Параллели к рассказу Нестора о прикреплении Олегом щита к вратам Царьграда Е.А. Рыдзевская находит в ирландской саге о норвежском конуге X в. Олаве и в древней датской легенде о богатыре Гуно, известной в записи XVII в.
Ю.Ф. Козлов, подводя итог правлению князя Олега, отметил следующие прогрессивные черты его деятельности: “Олег обладал данью, строил города; при нем впервые почти все племена, жившие у берегов Днепра, собрались под одно знамя, получили понятие о своем единстве, о Киевской Руси как отдельном государстве. Впервые славянские племена соединенными силами стали совершать дальние походы” [70, с. 27].
Д.И. Иловаиский анализируя народные предания о князе Олеге, отметил, что Олег сделался одним из любимых героев народных преданий. Не довольствуясь скудной данью славянских народов, он, по словам летописца, будто бы совершил морской поход на Византию; осадил самый Царьград и отступил только тогда, когда византийский император (Лев VI Философ) заплатил ему большой откуп. Он воротился в Киев с богатой добычей, которая состояла из золота, поволок (шелковые ткани), греческих вин и прочих товаров. За его необыкновенную удачу народ прозвал его вещим, т.е. чародеем. Византийские историки совсем не упоминают о его походе; но о его сношениях с Византией подтверждает дошедший до нас договор с императором Львом VI. Этот договор весьма выгоден для русских гостей, торговавших в Греции; например, они могли покупать в Константинополе товары, не платя за них пошлины [64, с. 24].
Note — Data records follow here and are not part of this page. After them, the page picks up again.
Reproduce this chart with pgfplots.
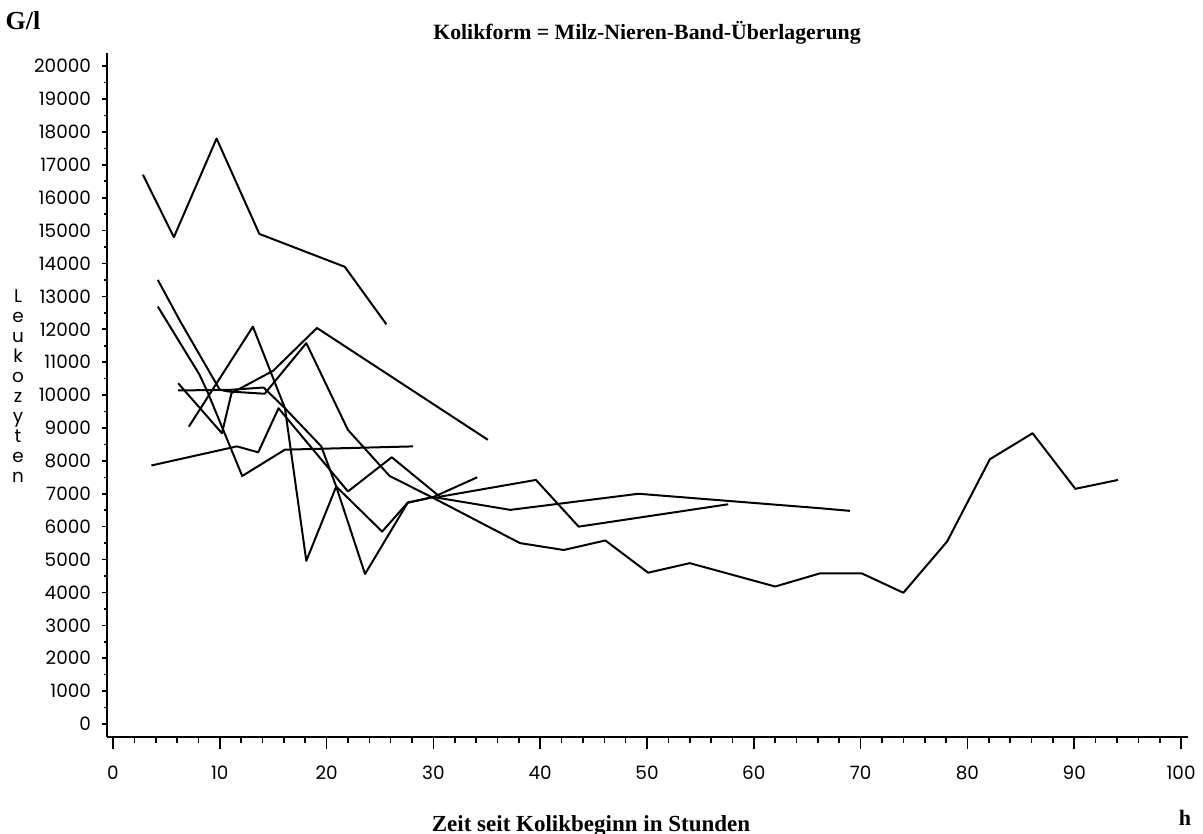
\documentclass[border=0pt]{standalone}
\usepackage{fontspec}
\setmainfont{Liberation Serif}
\newfontfamily\tickfont{Poppins}
\usepackage{pgfplots}
\pgfplotsset{compat=1.18}

\pgfplotsset{
  leukframe/.style={
    at={(53.5pt,48.5pt)}, anchor=south west,
    scale only axis, width=540.5pt, height=342pt,
    xmin=-0.56, xmax=100.65, ymin=-395, ymax=20400,
    axis line style={line width=1.4pt},
    tick align=outside,
    tick style={black, line width=0.8pt},
    clip=false,
  },
  patient/.style={black, line width=1pt, line join=round},
}

\begin{document}
\begin{tikzpicture}
\path[use as bounding box] (0,0) rectangle (601.5pt,417pt);

% x axis, data
\begin{axis}[
  leukframe,
  axis x line*=bottom, axis y line*=left,
  xtick={0,10,...,100}, minor x tick num=4,
  ytick=\empty,
  major tick length=6pt, minor tick length=3pt,
  xticklabel style={font=\tickfont\fontsize{9.2}{10}\selectfont, yshift=-5pt},
  /pgf/number format/assume math mode=true,
]
\addplot[patient] coordinates {
  (2.8,16700) (5.7,14800) (9.7,17800) (13.7,14900) (21.7,13900) (25.6,12150)
};
\addplot[patient] coordinates {
  (4.2,13500) (6.3,12240) (10.0,10160) (10.8,10110) (14.2,10040) (18.1,11580)
  (22.0,8940) (25.9,7540) (30.0,6870) (38.1,5500) (42.2,5290) (46.1,5580)
  (50.1,4600) (54.0,4890) (62.0,4180) (66.2,4580) (70.1,4580) (74.0,3990)
  (78.1,5550) (82.1,8050) (86.1,8840) (90.1,7150) (94.1,7420)
};
\addplot[patient] coordinates {
  (4.2,12690) (8.1,10620) (8.9,10060) (12.1,7540) (16.1,8340) (28.1,8440)
};
\addplot[patient] coordinates {
  (6.1,10360) (10.2,8840) (11.1,10060) (15.0,10740) (19.1,12040) (35.1,8640)
};
\addplot[patient] coordinates {
  (7.1,9040) (13.1,12080) (16.1,9600) (18.1,4960) (20.9,7220) (23.6,4560)
  (27.6,6730) (30.0,6900) (34.1,7500)
};
\addplot[patient] coordinates {
  (6.1,10140) (11.0,10160) (14.1,10230) (16.1,9600) (19.5,8440) (20.9,7220)
  (25.2,5850) (27.6,6730) (30.0,6900) (37.2,6510) (49.2,7000) (66.2,6560)
  (69.0,6480)
};
\addplot[patient] coordinates {
  (3.6,7860) (11.6,8440) (13.6,8260) (15.5,9600) (22.0,7070) (26.1,8110)
  (30.6,6910) (39.6,7420) (43.6,6000) (57.6,6680)
};
\end{axis}

% y ticks (shorter than the x ticks)
\begin{axis}[
  leukframe,
  axis x line=none, axis y line*=left,
  xtick=\empty,
  ytick={0,1000,...,20000}, minor y tick num=1,
  major tick length=2.5pt, minor tick length=1.5pt,
  scaled y ticks=false,
  yticklabel style={font=\tickfont\fontsize{9.2}{10}\selectfont, xshift=-2pt},
  /pgf/number format/.cd, set thousands separator={}, assume math mode=true,
]
\end{axis}

\begin{scope}[x=0.5pt, y=-0.5pt, yshift=417pt]
  \node[font=\bfseries\fontsize{13}{14}\selectfont] at (23,21) {G/l};
  \node[font=\bfseries\fontsize{10.9}{12}\selectfont] at (647,33)
    {Kolikform = Milz-Nieren-Band-Überlagerung};
  \node[font=\bfseries\fontsize{11.5}{12}\selectfont] at (591,826)
    {Zeit seit Kolikbeginn in Stunden};
  \node[font=\bfseries\fontsize{11}{12}\selectfont] at (1185,818) {h};
  \foreach \c [count=\i] in {L,e,u,k,o,z,y,t,e,n}
    \node[font=\tickfont\fontsize{9.2}{10}\selectfont, anchor=base]
      at (18, {303+(\i-1)*20}) {\c};
\end{scope}
\end{tikzpicture}
\end{document}
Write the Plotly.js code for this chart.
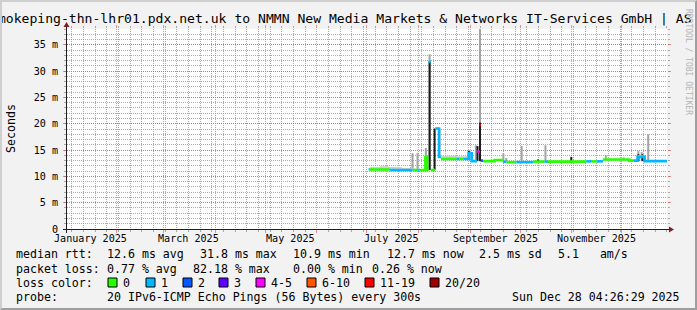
<!DOCTYPE html>
<html><head><meta charset="utf-8">
<script src="https://cdn.plot.ly/plotly-3.0.1.min.js"></script>
<style>
html,body{margin:0;padding:0;background:#f2f2f2;}
#wrap{position:relative;width:697px;height:310px;overflow:hidden;}
#chart{position:absolute;left:0;top:0;width:697px;height:310px;}
#frame{position:absolute;left:0;top:0;width:697px;height:310px;box-sizing:border-box;border-style:solid;border-width:2px;border-color:#cfcfcf #9e9e9e #9e9e9e #cfcfcf;pointer-events:none;}
</style></head><body>
<div id="wrap"><div id="chart"></div><div id="frame"></div></div>
<script>
// ---------- data ----------
const titleText = 'smokeping-thn-lhr01.pdx.net.uk to NMMN New Media Markets & Networks IT-Services GmbH | AS';
const xRange = ['2025-01-02 04:26:29', '2025-12-28 04:26:29'];
const monthLabels = ['January 2025','March 2025','May 2025','July 2025','September 2025','November 2025'];
const monthLabelDates = ['2025-01-16','2025-03-16','2025-05-16','2025-07-16','2025-09-16','2025-11-16'];
const yTickVals = [0,5,10,15,20,25,30,35];
const yTickText = ['0','5 m','10 m','15 m','20 m','25 m','30 m','35 m'];

// median rtt (ms) per step, loss bucket index, smoke top (ms)
const medDates = ['2025-07-02 04:00','2025-07-02 20:00','2025-07-09 00:00','2025-07-14 18:00','2025-07-22 00:00',
  '2025-07-28 12:00','2025-07-31 12:00','2025-08-01 12:00','2025-08-05 06:00','2025-08-06 06:00',
  '2025-08-07 06:00','2025-08-08 12:00','2025-08-11 04:00','2025-08-13 10:00','2025-08-14 12:00',
  '2025-08-24 00:00','2025-08-25 12:00','2025-08-28 00:00','2025-08-31 06:00','2025-09-02 00:00',
  '2025-09-05 06:00','2025-09-06 18:00','2025-09-07 12:00','2025-09-08 18:00','2025-09-15 18:00',
  '2025-09-20 18:00','2025-09-22 18:00','2025-09-28 18:00','2025-10-08 18:00','2025-10-15 18:00',
  '2025-10-17 18:00','2025-11-09 18:00','2025-11-13 00:00','2025-11-16 00:00','2025-11-19 18:00',
  '2025-12-05 12:00','2025-12-08 00:00','2025-12-10 12:00','2025-12-14 18:00','2025-12-28 04:26'];
const medValues = [11.3,11.3,11.3,11.2,11.2, 11.2,11.2,11.2,13.6,11.2, 31.8,11.2,19.1,13.7,13.3,
  13.3,13.3,13.3,14.4,12.9, 14.7,19.7,13.0,12.9,13.1, 12.8,12.7,12.7,12.8,12.8,
  12.8,12.85,12.85,12.85,13.2, 13.0,13.0,13.7,12.9,12.9];
const medLoss = [1,0,0,1,1, 0,1,0,0,0, 1,0,1,1,0, 1,0,1,1,1, 4,6,2,0,0, 1,0,1,0,1, 0,1,0,1,0, 0,1,1,1,1];
const smokeTop = [11.5,11.8,11.9,11.8,11.6, 11.5,11.4,11.4,13.6,11.4, 31.9,11.4,19.3,13.9,13.9,
  13.8,13.8,13.8,14.6,13.0, 14.8,19.8,13.1,13.1,13.2, 13.0,12.9,12.9,12.9,12.9,
  12.9,13.0,13.0,13.0,13.3, 13.1,13.1,14.0,13.0,13.0];

// smoke spikes (light grey) and dense smoke core (dark)
const spikeDates = ['2025-07-28 12:00','2025-07-31 12:00','2025-08-05 12:00','2025-08-07 18:00','2025-08-19 18:00',
  '2025-08-30 12:00','2025-08-31 12:00','2025-09-04 12:00','2025-09-07 00:00','2025-09-21 00:00',
  '2025-09-22 18:00','2025-10-02 00:00','2025-10-16 06:00','2025-11-21 12:00','2025-12-02 06:00',
  '2025-12-11 00:00','2025-12-13 00:00','2025-12-16 22:00'];
const spikeLo = [11.2,11.2,11.2,11.2,13.3, 13.3,13.3,12.9,12.9,12.8, 12.7,12.8,12.8,13.2,13.2, 12.9,12.9,12.9];
const spikeHi = [14.4,14.4,15.4,33.2,13.9, 13.9,15.0,15.9,38.0,14.4, 13.5,15.75,15.9,14.0,13.6, 14.8,14.6,18.0];
const coreDates = ['2025-08-05 12:00','2025-08-07 18:00','2025-08-10 18:00','2025-08-13 12:00','2025-08-19 18:00',
  '2025-08-31 06:00','2025-09-05 12:00','2025-09-07 00:00','2025-10-11 18:00','2025-10-31 18:00',
  '2025-12-11 00:00','2025-12-13 12:00'];
const coreLo = [11.2,11.2,11.2,13.5,13.3, 13.1,12.9,12.9,12.8,12.8, 12.9,12.9];
const coreHi = [13.6,31.9,19.1,19.1,13.8, 14.8,15.75,20.2,13.2,13.7, 14.2,14.2];

// legend
const lossLabels = ['0','1','2','3','4-5','6-10','11-19','20/20'];
const lossColors = ['#26ff00','#00b8ff','#0059ff','#5e00ff','#ff00ff','#ff5500','#ff0000','#a10000'];
const rttStats = ['12.6 ms avg','31.8 ms max','10.9 ms min','12.7 ms now','2.5 ms sd','5.1   am/s'];
const lossStats = ['0.77 % avg','82.18 % max','0.00 % min','0.26 % now'];
const probeText = '20 IPv6-ICMP Echo Pings (56 Bytes) every 300s';
const stampText = 'Sun Dec 28 04:26:29 2025';

// ---------- drawing ----------
const MONO = 'DejaVu Sans Mono';
const X0 = 67, XS = 600, Y0 = 229, YS = 200;
const px = x => (x - X0) / XS;
const py = y => (Y0 - y) / YS;
const DAY = 86400000;

const traces = [];
// smoke band
traces.push({type:'scatter', mode:'lines', x:medDates, y:medValues, line:{width:0, shape:'hv'}, hoverinfo:'skip'});
traces.push({type:'scatter', mode:'lines', x:medDates, y:smokeTop, line:{width:0, shape:'hv'}, fill:'tonexty', fillcolor:'#cfcfcf', hoverinfo:'skip'});
// spikes
traces.push({type:'bar', x:spikeDates, base:spikeLo, y:spikeHi.map((h,i)=>h-spikeLo[i]), width:1.2*DAY,
  marker:{color:'#a3a3a3', line:{width:0}}, hoverinfo:'skip'});
traces.push({type:'bar', x:coreDates, base:coreLo, y:coreHi.map((h,i)=>h-coreLo[i]), width:1.2*DAY,
  marker:{color:'#1c1c1c', line:{width:0}}, hoverinfo:'skip'});
// median: one line per loss colour, each step only joined to neighbouring steps of the same colour
const n = medDates.length;
lossColors.forEach((col, c) => {
  const xs = [], ys = [];
  for (let i = 0; i < n - 1; i++) {
    if (medLoss[i] !== c) continue;
    xs.push(medDates[i]); ys.push(medValues[i]);
    if (medLoss[i + 1] !== c || i + 1 === n - 1) {
      xs.push(medDates[i + 1]); ys.push(medValues[i]);
      xs.push(medDates[i + 1]); ys.push(null);
    }
  }
  if (xs.length) traces.push({type:'scatter', mode:'lines', x:xs, y:ys, connectgaps:false,
    line:{color:col, width:2.6, shape:'hv'}, hoverinfo:'skip'});
});

const shapes = [];
// axes + arrows
shapes.push({type:'line', xref:'paper', yref:'paper', x0:px(63), x1:px(671), y0:py(229.5), y1:py(229.5), line:{color:'#1f1f1f', width:1}});
shapes.push({type:'line', xref:'paper', yref:'paper', x0:px(66.5), x1:px(66.5), y0:py(233), y1:py(25), line:{color:'#1f1f1f', width:1}});
shapes.push({type:'path', xref:'paper', yref:'paper', path:`M ${px(669)} ${py(226.5)} L ${px(669)} ${py(232.5)} L ${px(674)} ${py(229.5)} Z`, fillcolor:'#801f1f', line:{width:0}});
shapes.push({type:'path', xref:'paper', yref:'paper', path:`M ${px(63.5)} ${py(27)} L ${px(69.5)} ${py(27)} L ${px(66.5)} ${py(22)} Z`, fillcolor:'#801f1f', line:{width:0}});
// loss colour boxes
const boxX = [108,146,183,219,256,307,365,430];
boxX.forEach((bx,i) => shapes.push({type:'rect', xref:'paper', yref:'paper', x0:px(bx), x1:px(bx+9), y0:py(287), y1:py(278),
  fillcolor:lossColors[i], line:{color:'#000', width:1}}));

const ann = [];
const txt = (x, y, t, opts={}) => ann.push(Object.assign({xref:'paper', yref:'paper', x:px(x), y:py(y), text:t, showarrow:false,
  xanchor:'left', yanchor:'middle', borderpad:0, borderwidth:0, font:{family:MONO, size:11.6, color:'#000'}}, opts));
// title (wider than the image, clipped at both sides as in the original)
txt(-10, 19, titleText, {font:{family:MONO, size:13.1, color:'#000'}});
// month labels
monthLabels.forEach((m,i) => ann.push({xref:'x', yref:'paper', x:monthLabelDates[i], y:py(238), text:m, showarrow:false,
  xanchor:'center', yanchor:'middle', borderpad:0, borderwidth:0, font:{family:MONO, size:10.1, color:'#000'}}));
// y title
txt(11, 129, 'Seconds', {xanchor:'center', textangle:-90});
// watermark
txt(689, 62, 'RRDTOOL / TOBI OETIKER', {xanchor:'center', textangle:90, font:{family:MONO, size:8, color:'#b4b4b4'}});
// legend lines
txt(16, 254, 'median rtt:');
[107.3,200,293.3,386.7,479.3,558.3].forEach((x,i) => txt(x, 254, rttStats[i]));
txt(16, 268.5, 'packet loss:');
[107.3,193.3,293.3,372.3].forEach((x,i) => txt(x, 268.5, lossStats[i]));
txt(16, 282.5, 'loss color:');
boxX.forEach((bx,i) => txt(bx + 15, 282.5, lossLabels[i]));
txt(16, 296.5, 'probe:');
txt(107.3, 296.5, probeText);
txt(680, 296.5, stampText, {xanchor:'right'});

const gridMaj = 'rgba(222,79,79,0.6)', gridMin = 'rgba(143,143,143,0.75)';
const layout = {
  width:697, height:310,
  paper_bgcolor:'#f2f2f2', plot_bgcolor:'#ffffff',
  margin:{l:67, r:30, t:29, b:81, pad:0},
  showlegend:false, barmode:'overlay', hovermode:false,
  font:{family:MONO, size:10.1, color:'#000'},
  xaxis:{type:'date', range:xRange, showline:false, zeroline:false, showticklabels:false,
    showgrid:true, gridcolor:gridMaj, griddash:'1px,1px', gridwidth:1, tick0:'2025-01-01', dtick:'M1',
    ticks:'outside', ticklen:3, tickcolor:gridMaj, tickwidth:1, mirror:'ticks',
    minor:{tick0:'2025-01-05', dtick:7*DAY, showgrid:true, gridcolor:gridMin, griddash:'1px,1px', gridwidth:1,
      ticks:'outside', ticklen:2, tickcolor:gridMin, tickwidth:1}},
  yaxis:{range:[0,38], showline:false, zeroline:false, tickmode:'array', tickvals:yTickVals, ticktext:yTickText,
    showgrid:true, gridcolor:gridMaj, griddash:'1px,1px', gridwidth:1,
    ticks:'outside', ticklen:3, tickcolor:gridMaj, tickwidth:1, mirror:'ticks', ticklabelstandoff:3,
    tickfont:{family:MONO, size:10.1, color:'#000'},
    minor:{tick0:0, dtick:1, showgrid:true, gridcolor:gridMin, griddash:'1px,1px', gridwidth:1,
      ticks:'outside', ticklen:2, tickcolor:gridMin, tickwidth:1}},
  shapes:shapes, annotations:ann
};
Plotly.newPlot('chart', traces, layout, {staticPlot:true, displayModeBar:false});
</script></body></html>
Благодаря тому, что князь Олег встал во главе огромного объединенного войска почти всех славянских племен, ему удалось совершить удачные походы на Царьград в 907 и 911 гг. Древнерусское государство укрепило свою военную мощь, а Византия почувствовала в ней достойного противника. Историки считают, что умер Олег в 912 г., прокняжив 33 года и сделав очень много для объединения и укрепления государства. Начинал Олег свою деятельность как норманнский конунг, даже не князь, а регент при князе. Но постепенно становился фигурой европейского значения. Славянские племена, затем хазары, наконец, греки – все отступали перед ним, все покорялись ему. Он – “вещий” для язычников и “святой” для греков [71, с. 20–21].
Год смерти князя тоже вызывает многочисленные суждения. Традиционно им считается 912 г., но Б.А. Рыбаков обратил внимание на то, что, в соответствии с летописной легендой, князь умер на 5-й год после похода на Византию, т.е. в 916 г. Возможно, это и есть год смерти Олега.
“Повесть временных лет” датирует ее 912 годом, а Новгородское летописание – 922 годом.
Расходятся источники и в описании самой смерти князя. Новгородское летописание лаконично сообщает, что Олег погиб, когда “ходил за море”.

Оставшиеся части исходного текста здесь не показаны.